Try a Little Seltzer for the Road Ahead


Recently I posted this on Facebook: “Today my local grocery had customers cracking up in the aisles when an employee on the PA system said: Welcome Publix shoppers to the best Friday deals ever (ever ever ever)...our deli just pulled rotisserie chicken from the oven and we got homemade bisque (bisque bisque)...As always, thank you for being with us today, where shopping is a pleasure (pleasure pleasure)....Gotta love a store with its own PA echo.”
To me that's great customer service. It was such a small, silly thing, but the smiles lingered on everyone's face, the employees were clapping and laughing, and they just proved their tagline.
In the same week, one of my clients said something very profound: “It’s not just that we should keep doing things better, but we need to do the same things differently. What’s more, we need to try and do different things.”
So what does that mean? I’ve put together a general list:

Give your customers, your constituents, a different experience of you. To say you want to “re-engage” them means that some organizations will do what they’ve always done, only with greater frequency and intensity, but is that necessarily the best strategy? One client plans to go beyond sending thank-you form letters to their donors and instead start inviting them to pick-your-brain meals with national luminaries closely tied to their organization.

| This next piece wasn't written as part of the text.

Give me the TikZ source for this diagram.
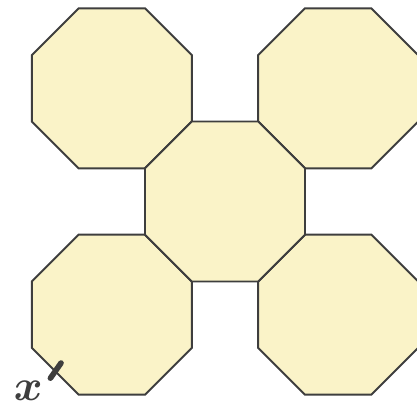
\documentclass[tikz,border=0pt]{standalone}
\usepackage{amsmath,amssymb}
\usepackage{bm}
\usetikzlibrary{calc, shapes.geometric, positioning}
\definecolor{octfill}{RGB}{250,243,200}
\definecolor{octline}{RGB}{62,62,62}

\begin{document}
\begin{tikzpicture}[octagon/.style={regular polygon, regular polygon sides=8, minimum size=3.464cm, inner sep=0pt, draw=octline, fill=octfill, line width=1.1pt}]
\useasboundingbox (0,0) rectangle (8.34,8.2);
\clip (0,0) rectangle (8.34,8.2);
\coordinate (M) at (4.5,4.17);
\node[octagon] (tl) at ($(M)+(-2.263,2.263)$) {};
\node[octagon] (tr) at ($(M)+(2.263,2.263)$) {};
\node[octagon] (bl) at ($(M)+(-2.263,-2.263)$) {};
\node[octagon] (br) at ($(M)+(2.263,-2.263)$) {};
\node[octagon] (c) at (M) {};
% mark on one side
\coordinate (E) at ($(bl.center)+(225:1.6)$);
\draw[octline, line width=3.2pt, line cap=round] ($(E)+(55:0.2)$)--($(E)+(235:0.17)$);
\node[octline, inner sep=0pt] at ($(E)+(-0.54,-0.4)$) {\fontsize{24}{24}\selectfont$\bm{x}$};
\end{tikzpicture}
\end{document}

• Don’t just invest in transparency but aim for constant, porous dialog. New programming frequently fails because the targeted audience was never asked in the first place if such programs were even relevant, much less appealing or convenient. The best way to escape formulaic tactics is to ask your customer what they need most.

Don’t forget to delight. One of the classic episodes of 1970s’ “The Mary Tyler Moore Show” was when the TV station crew struggled to maintain gravitas at the funeral of a clown whose credo was “A little song, a little dance, a little seltzer down your pants.”